Henry D. Fetter is the author of Taking on the Yankees: Winning and Losing in the Business of Baseball (WW Norton). He has written about the business and politics of sports, the American left, Jewish and Israeli history, and legal affairs for publications including the New York Times, Wall Street Journal, the Times Literary Supplement, the Journal of Sport History, Israel Affairs, The Public Interest, American Communist History, The National Pastime, and the Encyclopedia of American Jewish History, and his work has appeared in several baseball history anthologies.

His article "Revising the Revisionists: Walter O' Malley, Robert Moses and the End of the Brooklyn Dodgers" was awarded the Kerr History Prize for the best article published in 2008 in the journal New York History; an earlier version of that article was presented at the Columbia University symposium "Robert Moses: New Perspectives on the Master Builder" (March 2007) and received a McFarland-SABR Baseball Research Award. He is the recipient of research grants from the Society for American Baseball Research and the Harry S. Truman Library Institute.
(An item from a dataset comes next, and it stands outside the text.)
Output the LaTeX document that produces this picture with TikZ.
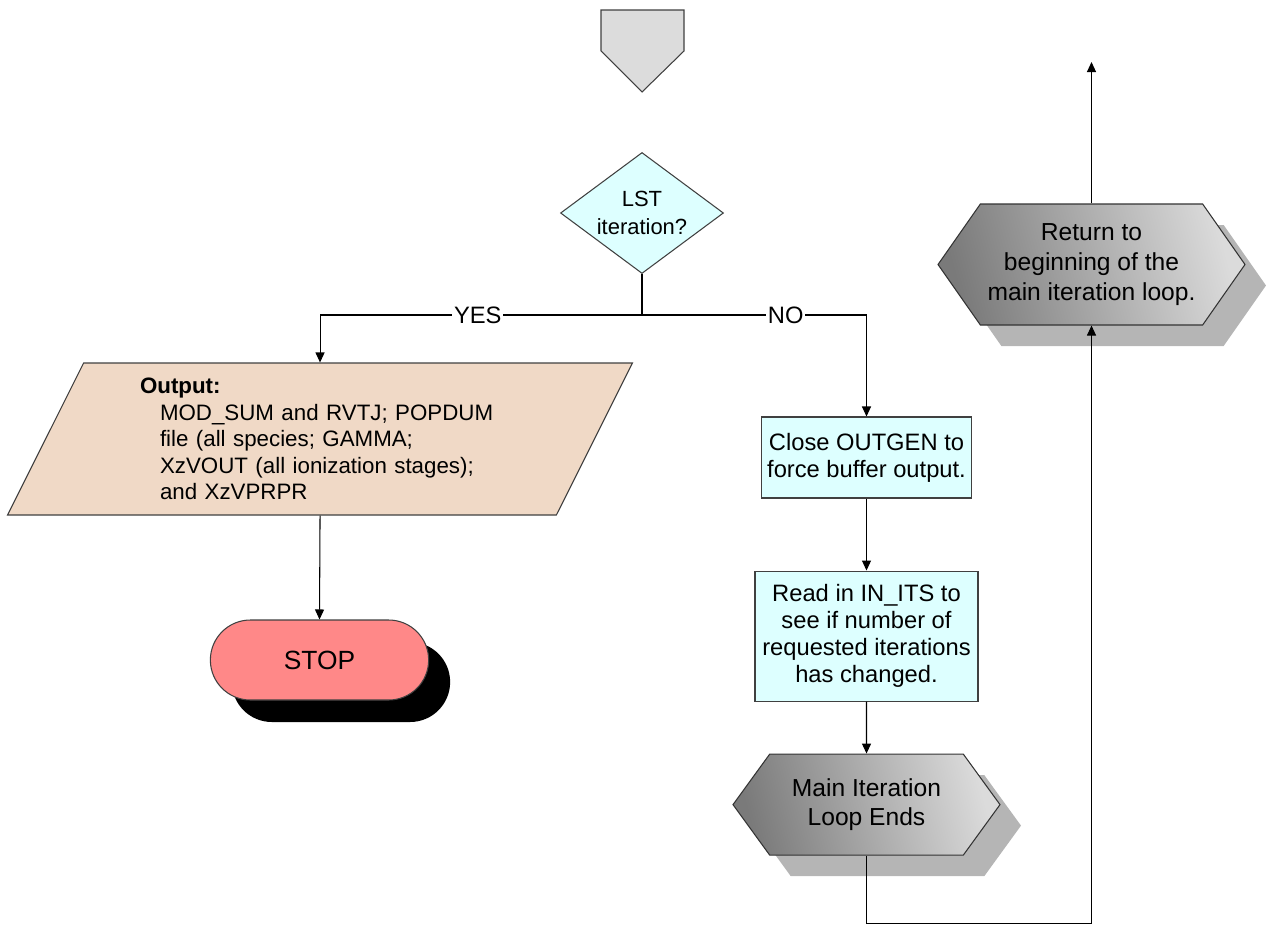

Fetter is a graduate of Harvard Law School and also holds degrees in history from Harvard College and the University of California, Berkeley. A native New Yorker, he attended his first major league baseball game at Brooklyn's Ebbets Field on Memorial Day 1955 and some years later followed the Dodgers to Los Angeles where he has practiced business and entertainment litigation for the past 30 years.